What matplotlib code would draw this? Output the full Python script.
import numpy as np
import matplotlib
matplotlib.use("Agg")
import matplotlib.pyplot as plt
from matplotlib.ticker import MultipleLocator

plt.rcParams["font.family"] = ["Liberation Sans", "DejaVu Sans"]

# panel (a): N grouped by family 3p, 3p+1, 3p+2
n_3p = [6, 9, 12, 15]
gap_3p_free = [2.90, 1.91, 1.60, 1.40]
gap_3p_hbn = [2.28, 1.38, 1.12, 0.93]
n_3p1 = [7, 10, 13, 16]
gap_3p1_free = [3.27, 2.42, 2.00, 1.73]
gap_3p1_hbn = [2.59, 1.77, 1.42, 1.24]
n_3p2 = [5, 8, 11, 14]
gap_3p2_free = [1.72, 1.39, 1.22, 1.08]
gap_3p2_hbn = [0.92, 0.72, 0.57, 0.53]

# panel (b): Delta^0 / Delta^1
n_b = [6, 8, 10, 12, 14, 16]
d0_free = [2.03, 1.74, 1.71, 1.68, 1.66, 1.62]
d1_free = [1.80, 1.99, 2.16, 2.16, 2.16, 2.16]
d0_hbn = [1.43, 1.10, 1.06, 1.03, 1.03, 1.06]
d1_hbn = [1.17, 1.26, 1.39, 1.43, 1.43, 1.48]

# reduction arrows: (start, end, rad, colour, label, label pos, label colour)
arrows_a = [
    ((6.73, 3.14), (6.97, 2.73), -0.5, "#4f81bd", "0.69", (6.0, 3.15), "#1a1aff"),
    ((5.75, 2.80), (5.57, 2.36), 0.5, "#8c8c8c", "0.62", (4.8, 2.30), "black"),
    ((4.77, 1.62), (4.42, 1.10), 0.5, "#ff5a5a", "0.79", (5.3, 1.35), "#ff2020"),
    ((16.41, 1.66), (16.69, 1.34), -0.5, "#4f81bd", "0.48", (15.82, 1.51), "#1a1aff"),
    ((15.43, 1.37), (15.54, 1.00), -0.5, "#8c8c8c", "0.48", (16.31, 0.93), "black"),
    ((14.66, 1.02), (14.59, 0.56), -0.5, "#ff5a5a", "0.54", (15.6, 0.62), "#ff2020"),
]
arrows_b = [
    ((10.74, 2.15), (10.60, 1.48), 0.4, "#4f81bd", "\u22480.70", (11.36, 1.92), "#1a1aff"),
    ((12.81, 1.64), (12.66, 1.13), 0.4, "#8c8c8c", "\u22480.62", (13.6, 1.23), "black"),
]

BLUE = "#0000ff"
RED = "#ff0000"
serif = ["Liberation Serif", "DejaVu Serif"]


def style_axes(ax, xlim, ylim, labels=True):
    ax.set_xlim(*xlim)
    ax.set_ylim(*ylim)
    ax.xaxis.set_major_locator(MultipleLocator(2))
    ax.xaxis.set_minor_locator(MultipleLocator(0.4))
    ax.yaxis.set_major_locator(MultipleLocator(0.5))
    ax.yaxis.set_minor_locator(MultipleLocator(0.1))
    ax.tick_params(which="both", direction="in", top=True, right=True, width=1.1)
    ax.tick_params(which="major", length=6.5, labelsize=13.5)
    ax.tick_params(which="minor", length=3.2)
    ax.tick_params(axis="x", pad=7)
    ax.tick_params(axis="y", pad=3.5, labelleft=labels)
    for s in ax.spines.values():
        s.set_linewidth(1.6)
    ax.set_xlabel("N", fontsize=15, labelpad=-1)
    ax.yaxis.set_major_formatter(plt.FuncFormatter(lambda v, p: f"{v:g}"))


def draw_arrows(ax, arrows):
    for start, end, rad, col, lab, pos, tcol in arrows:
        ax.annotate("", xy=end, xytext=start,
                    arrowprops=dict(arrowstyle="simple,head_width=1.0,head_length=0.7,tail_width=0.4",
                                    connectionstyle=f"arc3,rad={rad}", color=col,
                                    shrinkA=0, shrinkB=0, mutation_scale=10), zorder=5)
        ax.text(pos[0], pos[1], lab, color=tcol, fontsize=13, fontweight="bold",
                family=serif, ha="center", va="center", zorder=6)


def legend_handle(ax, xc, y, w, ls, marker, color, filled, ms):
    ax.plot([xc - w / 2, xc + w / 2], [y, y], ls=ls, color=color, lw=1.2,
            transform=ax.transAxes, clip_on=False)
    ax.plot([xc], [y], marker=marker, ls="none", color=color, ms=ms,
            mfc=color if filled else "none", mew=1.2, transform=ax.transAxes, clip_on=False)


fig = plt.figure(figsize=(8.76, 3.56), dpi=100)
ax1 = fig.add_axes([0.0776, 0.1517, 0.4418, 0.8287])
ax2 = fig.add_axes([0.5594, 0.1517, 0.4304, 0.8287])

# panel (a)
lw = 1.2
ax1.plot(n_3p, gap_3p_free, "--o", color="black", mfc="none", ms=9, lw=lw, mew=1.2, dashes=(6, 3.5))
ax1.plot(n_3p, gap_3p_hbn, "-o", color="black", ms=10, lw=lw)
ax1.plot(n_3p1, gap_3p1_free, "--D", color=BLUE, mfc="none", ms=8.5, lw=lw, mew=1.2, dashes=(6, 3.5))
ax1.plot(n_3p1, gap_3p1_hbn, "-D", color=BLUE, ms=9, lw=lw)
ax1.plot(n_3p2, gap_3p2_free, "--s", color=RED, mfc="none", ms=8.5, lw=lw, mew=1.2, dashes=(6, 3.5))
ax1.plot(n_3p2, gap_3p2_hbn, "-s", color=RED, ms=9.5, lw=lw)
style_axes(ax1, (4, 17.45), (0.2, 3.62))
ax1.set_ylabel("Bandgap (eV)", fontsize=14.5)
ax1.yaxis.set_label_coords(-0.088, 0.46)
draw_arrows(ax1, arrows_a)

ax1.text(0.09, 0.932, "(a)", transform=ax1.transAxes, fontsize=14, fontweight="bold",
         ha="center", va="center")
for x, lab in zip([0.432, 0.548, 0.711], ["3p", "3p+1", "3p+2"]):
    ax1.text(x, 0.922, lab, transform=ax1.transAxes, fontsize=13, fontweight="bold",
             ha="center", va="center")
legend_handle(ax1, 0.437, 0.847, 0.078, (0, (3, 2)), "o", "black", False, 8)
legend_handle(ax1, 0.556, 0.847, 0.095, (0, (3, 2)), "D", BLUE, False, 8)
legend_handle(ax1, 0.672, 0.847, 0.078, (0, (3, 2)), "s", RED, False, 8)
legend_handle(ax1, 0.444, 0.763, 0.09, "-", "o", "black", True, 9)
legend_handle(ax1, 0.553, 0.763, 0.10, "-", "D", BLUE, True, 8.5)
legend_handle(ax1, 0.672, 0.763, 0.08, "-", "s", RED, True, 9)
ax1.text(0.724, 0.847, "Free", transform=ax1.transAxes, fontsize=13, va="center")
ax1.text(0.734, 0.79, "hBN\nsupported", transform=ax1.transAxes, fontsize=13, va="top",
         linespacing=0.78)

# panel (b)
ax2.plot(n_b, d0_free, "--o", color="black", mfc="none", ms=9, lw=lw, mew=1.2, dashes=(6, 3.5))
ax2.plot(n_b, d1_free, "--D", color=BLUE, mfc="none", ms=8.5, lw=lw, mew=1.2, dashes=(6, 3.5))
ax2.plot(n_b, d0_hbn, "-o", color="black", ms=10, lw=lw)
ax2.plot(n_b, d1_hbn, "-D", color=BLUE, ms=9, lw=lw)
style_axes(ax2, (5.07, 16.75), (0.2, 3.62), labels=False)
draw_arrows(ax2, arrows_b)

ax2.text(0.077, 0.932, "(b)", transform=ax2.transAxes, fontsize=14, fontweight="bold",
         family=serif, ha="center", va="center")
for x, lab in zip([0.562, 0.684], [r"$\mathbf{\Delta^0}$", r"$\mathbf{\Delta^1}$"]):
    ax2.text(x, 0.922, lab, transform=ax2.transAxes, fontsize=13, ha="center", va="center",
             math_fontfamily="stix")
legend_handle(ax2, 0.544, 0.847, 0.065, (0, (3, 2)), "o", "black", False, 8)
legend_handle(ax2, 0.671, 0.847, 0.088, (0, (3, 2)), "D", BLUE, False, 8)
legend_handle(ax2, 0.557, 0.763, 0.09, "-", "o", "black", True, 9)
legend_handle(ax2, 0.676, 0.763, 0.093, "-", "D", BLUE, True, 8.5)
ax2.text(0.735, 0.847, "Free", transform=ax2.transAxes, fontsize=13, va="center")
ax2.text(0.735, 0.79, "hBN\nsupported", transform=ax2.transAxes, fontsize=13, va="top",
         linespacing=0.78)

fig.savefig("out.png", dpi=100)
◇ ◇ ◇
[Goal] Print, please, the lines from the first line of the material through the line that contains "d1_hbn = [1.17, 1.26, 1.39, 1.43, 1.43, 1.48]", exactly as written and with nothing added.

[Solution for this exercise]
What matplotlib code would draw this? Output the full Python script.
import numpy as np
import matplotlib
matplotlib.use("Agg")
import matplotlib.pyplot as plt
from matplotlib.ticker import MultipleLocator

plt.rcParams["font.family"] = ["Liberation Sans", "DejaVu Sans"]

# panel (a): N grouped by family 3p, 3p+1, 3p+2
n_3p = [6, 9, 12, 15]
gap_3p_free = [2.90, 1.91, 1.60, 1.40]
gap_3p_hbn = [2.28, 1.38, 1.12, 0.93]
n_3p1 = [7, 10, 13, 16]
gap_3p1_free = [3.27, 2.42, 2.00, 1.73]
gap_3p1_hbn = [2.59, 1.77, 1.42, 1.24]
n_3p2 = [5, 8, 11, 14]
gap_3p2_free = [1.72, 1.39, 1.22, 1.08]
gap_3p2_hbn = [0.92, 0.72, 0.57, 0.53]

# panel (b): Delta^0 / Delta^1
n_b = [6, 8, 10, 12, 14, 16]
d0_free = [2.03, 1.74, 1.71, 1.68, 1.66, 1.62]
d1_free = [1.80, 1.99, 2.16, 2.16, 2.16, 2.16]
d0_hbn = [1.43, 1.10, 1.06, 1.03, 1.03, 1.06]
d1_hbn = [1.17, 1.26, 1.39, 1.43, 1.43, 1.48]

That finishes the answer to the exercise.